Sunday 9 November 2014

The Girls from Corona del Mar by Rufi Thorpe

"Mia and Lorrie Ann are lifelong friends: hard-hearted Mia and untouchably beautiful, kind Lorrie Ann. 

While Mia struggles with a mother who drinks, a pregnancy at fifteen, and younger brothers she loves but can't quite be good to, Lorrie Ann is luminous, surrounded by her close-knit family, immune to the mistakes that mar her best friend's life. 

Until a sudden loss catapults Lorrie Ann into tragedy: things fall apart, and then fall apart further – and there is nothing Mia can do to help. And as good, kind, brave Lorrie Ann stops being so good, Mia begins to question just who this woman is and what that question means about them both.

A staggeringly arresting, honest novel of love, motherhood, loyalty, and the myth of the perfect friendship that moves us to ask ourselves just how well we know those we love, what we owe our children, and who we are without our friends."

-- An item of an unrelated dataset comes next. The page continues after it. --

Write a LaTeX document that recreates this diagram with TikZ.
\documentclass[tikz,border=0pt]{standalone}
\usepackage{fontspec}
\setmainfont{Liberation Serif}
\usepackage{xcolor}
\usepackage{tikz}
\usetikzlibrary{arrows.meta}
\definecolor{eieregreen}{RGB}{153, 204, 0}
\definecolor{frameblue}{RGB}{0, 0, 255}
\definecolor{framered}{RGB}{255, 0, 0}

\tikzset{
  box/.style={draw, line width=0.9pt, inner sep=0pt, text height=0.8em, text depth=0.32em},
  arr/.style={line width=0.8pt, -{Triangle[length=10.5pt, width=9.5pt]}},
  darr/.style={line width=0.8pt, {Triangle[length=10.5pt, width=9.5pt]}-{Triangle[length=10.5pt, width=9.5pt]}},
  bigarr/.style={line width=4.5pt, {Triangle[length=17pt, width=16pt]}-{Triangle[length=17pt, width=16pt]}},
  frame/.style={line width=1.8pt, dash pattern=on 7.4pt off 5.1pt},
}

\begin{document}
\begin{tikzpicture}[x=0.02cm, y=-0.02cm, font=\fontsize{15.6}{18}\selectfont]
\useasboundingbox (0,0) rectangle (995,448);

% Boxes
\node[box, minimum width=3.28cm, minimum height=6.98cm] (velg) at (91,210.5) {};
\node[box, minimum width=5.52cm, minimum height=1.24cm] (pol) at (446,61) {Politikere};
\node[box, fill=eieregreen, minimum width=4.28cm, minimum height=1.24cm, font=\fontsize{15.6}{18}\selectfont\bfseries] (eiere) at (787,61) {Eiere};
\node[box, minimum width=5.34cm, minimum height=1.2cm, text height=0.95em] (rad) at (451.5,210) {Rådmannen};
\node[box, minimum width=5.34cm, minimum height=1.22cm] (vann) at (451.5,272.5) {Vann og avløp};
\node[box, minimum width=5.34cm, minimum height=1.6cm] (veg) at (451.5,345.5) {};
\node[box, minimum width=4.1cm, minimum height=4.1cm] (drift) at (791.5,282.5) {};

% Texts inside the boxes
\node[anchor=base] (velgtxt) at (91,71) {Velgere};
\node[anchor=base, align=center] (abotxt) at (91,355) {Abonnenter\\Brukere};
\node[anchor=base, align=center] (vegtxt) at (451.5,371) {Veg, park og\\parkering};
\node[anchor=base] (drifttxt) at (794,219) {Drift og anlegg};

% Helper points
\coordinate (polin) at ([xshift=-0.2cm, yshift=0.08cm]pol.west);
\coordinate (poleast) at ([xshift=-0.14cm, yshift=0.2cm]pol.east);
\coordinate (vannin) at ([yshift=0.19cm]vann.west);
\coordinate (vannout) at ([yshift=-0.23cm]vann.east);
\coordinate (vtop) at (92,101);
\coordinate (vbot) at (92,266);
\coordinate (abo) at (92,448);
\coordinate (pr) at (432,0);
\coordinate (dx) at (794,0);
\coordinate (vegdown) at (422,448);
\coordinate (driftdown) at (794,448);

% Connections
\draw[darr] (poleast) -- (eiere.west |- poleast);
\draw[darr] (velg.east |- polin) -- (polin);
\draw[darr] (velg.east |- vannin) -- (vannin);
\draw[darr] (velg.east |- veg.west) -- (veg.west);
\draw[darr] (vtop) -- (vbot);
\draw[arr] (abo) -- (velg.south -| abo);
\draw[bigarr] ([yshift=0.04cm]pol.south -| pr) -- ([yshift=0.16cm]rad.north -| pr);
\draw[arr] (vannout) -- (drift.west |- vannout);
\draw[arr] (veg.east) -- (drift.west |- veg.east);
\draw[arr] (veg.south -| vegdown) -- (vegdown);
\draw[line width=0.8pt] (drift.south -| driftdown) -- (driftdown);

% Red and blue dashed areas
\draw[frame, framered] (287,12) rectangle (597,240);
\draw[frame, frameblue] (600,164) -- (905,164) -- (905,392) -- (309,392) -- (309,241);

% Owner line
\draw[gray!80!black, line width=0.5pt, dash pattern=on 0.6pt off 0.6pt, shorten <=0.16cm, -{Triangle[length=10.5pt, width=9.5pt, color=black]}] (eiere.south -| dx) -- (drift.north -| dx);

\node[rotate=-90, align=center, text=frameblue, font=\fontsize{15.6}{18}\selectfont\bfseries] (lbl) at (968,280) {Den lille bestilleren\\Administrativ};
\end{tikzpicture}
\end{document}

The Girls from Corona del Mar is a story of lifelong friendship, and the challenges and changes that friendship endures as girls grow up into women, life becomes more and more real and those friends are separated by a literal and psychological distance.

The whole story is told by Mia in a first person omniscient way so that sometimes she is recalling a history which she took part in and sometimes she is recalling Lorrie Ann's history, regardless of whether she was there or not. Thorpe does a fabulous job of weaving the two women's lives together into one solid narrative that does not ever seem to break the thread despite jumping back and forth and side to side.

I found some parts of the book quite difficult to read, and especially the difficulties experienced during childbirth.  

It was not quite what I had expected, it is far more serious featuring alcohol, drugs, abortion, childbirth and motherhood.  This book is not a fairytale; it is heartbreaking and real.  A book for grown ups.